## Extracted entries:
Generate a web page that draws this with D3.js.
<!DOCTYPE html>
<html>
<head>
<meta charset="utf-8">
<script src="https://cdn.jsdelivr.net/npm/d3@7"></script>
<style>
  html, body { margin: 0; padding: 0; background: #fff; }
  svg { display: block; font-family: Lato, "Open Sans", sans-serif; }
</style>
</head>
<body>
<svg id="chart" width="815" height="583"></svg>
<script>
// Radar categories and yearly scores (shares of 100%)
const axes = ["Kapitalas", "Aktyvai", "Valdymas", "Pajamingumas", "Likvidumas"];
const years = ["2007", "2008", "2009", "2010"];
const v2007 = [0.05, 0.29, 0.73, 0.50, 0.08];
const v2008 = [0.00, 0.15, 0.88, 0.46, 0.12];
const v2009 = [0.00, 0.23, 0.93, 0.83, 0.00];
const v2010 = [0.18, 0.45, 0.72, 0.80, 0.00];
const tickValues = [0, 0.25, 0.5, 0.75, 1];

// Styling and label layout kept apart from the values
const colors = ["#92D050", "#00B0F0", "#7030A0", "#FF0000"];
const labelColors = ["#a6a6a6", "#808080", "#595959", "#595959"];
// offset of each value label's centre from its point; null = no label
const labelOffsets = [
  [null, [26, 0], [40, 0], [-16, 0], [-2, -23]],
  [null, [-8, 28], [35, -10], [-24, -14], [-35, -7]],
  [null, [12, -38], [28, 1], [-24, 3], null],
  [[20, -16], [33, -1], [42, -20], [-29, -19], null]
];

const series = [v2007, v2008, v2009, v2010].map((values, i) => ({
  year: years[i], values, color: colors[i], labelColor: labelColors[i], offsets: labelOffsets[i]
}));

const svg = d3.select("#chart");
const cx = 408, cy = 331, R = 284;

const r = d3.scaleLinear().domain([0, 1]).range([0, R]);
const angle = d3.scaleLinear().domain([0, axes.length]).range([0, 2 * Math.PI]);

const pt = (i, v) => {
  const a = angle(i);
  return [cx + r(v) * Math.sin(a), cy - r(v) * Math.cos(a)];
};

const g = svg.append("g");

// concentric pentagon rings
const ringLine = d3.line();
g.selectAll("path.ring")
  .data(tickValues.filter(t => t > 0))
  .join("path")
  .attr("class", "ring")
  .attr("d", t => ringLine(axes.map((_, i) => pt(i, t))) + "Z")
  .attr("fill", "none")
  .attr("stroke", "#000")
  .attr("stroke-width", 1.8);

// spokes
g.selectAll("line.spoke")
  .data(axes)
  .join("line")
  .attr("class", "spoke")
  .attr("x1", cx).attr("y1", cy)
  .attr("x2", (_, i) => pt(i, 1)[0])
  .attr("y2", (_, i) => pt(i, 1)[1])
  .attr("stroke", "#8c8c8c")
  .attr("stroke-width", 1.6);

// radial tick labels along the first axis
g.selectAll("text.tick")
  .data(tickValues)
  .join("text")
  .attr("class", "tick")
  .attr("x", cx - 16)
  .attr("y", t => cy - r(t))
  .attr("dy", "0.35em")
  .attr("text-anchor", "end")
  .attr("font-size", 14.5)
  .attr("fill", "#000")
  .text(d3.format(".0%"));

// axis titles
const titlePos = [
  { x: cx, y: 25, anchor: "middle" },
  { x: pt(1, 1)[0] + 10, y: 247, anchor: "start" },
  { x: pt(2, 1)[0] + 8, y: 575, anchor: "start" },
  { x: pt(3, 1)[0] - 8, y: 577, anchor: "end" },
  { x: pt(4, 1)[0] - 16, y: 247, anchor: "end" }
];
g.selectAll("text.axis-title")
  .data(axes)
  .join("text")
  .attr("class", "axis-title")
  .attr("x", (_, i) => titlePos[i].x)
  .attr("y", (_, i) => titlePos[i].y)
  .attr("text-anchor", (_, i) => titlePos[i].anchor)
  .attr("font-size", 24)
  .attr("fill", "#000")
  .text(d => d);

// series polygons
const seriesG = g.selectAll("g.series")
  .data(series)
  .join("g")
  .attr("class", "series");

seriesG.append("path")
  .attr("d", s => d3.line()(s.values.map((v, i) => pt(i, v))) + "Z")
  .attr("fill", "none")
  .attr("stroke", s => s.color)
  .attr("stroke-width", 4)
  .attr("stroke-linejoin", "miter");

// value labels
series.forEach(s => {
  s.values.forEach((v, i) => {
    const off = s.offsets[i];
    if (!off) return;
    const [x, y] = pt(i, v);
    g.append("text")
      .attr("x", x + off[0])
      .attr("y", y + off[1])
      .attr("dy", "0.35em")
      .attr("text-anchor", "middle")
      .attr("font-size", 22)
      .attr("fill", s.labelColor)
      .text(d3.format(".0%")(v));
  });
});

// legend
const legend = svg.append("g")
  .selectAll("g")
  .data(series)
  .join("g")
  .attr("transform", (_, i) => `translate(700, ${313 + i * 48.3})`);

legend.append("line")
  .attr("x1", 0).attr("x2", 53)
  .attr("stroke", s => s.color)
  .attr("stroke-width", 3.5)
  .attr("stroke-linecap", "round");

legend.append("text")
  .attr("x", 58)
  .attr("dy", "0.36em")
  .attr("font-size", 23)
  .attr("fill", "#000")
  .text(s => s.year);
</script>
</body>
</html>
---
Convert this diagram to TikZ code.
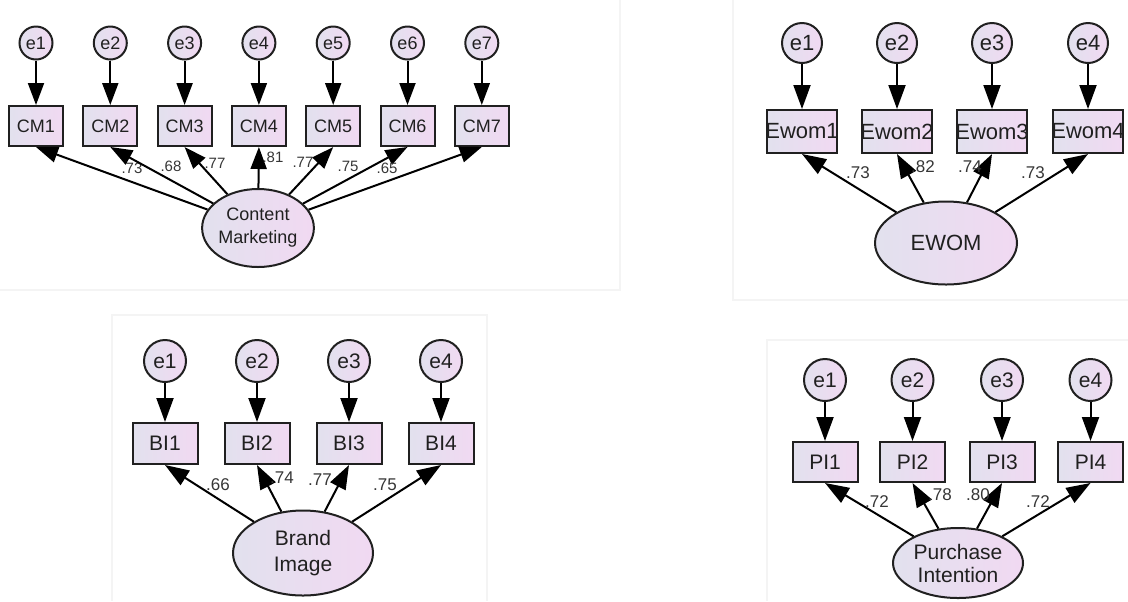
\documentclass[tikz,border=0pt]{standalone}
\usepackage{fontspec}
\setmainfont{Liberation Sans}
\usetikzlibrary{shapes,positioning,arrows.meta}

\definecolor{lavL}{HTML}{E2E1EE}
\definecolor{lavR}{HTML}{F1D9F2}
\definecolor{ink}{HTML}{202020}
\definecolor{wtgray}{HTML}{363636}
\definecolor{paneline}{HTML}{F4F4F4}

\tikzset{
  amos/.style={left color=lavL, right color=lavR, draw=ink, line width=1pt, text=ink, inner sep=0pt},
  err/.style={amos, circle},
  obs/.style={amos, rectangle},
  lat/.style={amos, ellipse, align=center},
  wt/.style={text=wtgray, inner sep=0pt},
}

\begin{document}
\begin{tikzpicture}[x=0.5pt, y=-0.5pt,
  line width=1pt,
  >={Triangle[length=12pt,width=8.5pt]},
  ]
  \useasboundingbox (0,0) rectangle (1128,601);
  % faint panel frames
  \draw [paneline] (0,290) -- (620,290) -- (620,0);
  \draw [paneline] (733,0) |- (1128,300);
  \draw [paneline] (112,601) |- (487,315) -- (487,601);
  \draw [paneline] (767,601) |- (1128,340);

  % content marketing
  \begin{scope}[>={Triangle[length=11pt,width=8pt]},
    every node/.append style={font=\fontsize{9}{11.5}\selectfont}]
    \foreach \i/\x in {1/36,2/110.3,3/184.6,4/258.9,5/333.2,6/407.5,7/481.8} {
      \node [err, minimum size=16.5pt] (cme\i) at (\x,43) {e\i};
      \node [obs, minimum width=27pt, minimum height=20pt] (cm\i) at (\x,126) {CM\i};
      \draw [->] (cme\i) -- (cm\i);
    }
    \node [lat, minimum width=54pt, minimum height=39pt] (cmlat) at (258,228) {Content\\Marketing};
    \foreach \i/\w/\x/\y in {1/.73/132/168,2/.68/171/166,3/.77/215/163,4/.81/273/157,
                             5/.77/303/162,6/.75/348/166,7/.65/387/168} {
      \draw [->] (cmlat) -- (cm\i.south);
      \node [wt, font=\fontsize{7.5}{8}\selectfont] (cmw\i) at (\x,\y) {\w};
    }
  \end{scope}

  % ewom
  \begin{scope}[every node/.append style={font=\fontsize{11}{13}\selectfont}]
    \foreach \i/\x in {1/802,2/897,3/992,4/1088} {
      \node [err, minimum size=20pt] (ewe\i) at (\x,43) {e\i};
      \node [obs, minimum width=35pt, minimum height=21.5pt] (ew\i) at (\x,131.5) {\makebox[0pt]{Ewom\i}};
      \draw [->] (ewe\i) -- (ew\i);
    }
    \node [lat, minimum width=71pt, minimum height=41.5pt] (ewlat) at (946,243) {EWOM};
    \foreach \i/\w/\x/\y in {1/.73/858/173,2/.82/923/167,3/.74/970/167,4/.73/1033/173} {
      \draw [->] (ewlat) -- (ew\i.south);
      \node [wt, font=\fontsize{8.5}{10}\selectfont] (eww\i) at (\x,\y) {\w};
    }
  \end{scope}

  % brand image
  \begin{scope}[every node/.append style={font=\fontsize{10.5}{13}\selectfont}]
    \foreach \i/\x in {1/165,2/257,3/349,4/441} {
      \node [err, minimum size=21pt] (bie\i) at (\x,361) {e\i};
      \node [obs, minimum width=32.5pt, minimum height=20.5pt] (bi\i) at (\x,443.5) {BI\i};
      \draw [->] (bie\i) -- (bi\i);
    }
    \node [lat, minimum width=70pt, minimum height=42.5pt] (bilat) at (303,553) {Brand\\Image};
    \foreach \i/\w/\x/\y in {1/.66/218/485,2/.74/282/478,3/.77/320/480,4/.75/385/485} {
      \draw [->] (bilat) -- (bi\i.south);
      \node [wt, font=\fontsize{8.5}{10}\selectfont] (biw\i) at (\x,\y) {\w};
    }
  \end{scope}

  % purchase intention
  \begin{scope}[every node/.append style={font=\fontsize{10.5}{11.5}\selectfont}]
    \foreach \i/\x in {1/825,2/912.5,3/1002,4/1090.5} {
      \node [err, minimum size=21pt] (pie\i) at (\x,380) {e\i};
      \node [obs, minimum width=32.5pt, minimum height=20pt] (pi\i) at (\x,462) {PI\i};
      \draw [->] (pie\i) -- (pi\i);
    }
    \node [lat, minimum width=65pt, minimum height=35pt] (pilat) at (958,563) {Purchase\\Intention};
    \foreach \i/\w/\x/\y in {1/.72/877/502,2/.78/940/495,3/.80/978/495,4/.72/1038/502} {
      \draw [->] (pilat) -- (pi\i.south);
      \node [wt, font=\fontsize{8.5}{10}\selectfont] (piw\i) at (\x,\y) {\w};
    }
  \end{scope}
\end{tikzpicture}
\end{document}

## Task:
Reproduce exactly the lines from the line with "Generate a web" to the line with "const tickValues = [0, 0.25, 0.5, 0.75, 1];", both end lines included.

## Written reply:
Generate a web page that draws this with D3.js.
<!DOCTYPE html>
<html>
<head>
<meta charset="utf-8">
<script src="https://cdn.jsdelivr.net/npm/d3@7"></script>
<style>
  html, body { margin: 0; padding: 0; background: #fff; }
  svg { display: block; font-family: Lato, "Open Sans", sans-serif; }
</style>
</head>
<body>
<svg id="chart" width="815" height="583"></svg>
<script>
// Radar categories and yearly scores (shares of 100%)
const axes = ["Kapitalas", "Aktyvai", "Valdymas", "Pajamingumas", "Likvidumas"];
const years = ["2007", "2008", "2009", "2010"];
const v2007 = [0.05, 0.29, 0.73, 0.50, 0.08];
const v2008 = [0.00, 0.15, 0.88, 0.46, 0.12];
const v2009 = [0.00, 0.23, 0.93, 0.83, 0.00];
const v2010 = [0.18, 0.45, 0.72, 0.80, 0.00];
const tickValues = [0, 0.25, 0.5, 0.75, 1];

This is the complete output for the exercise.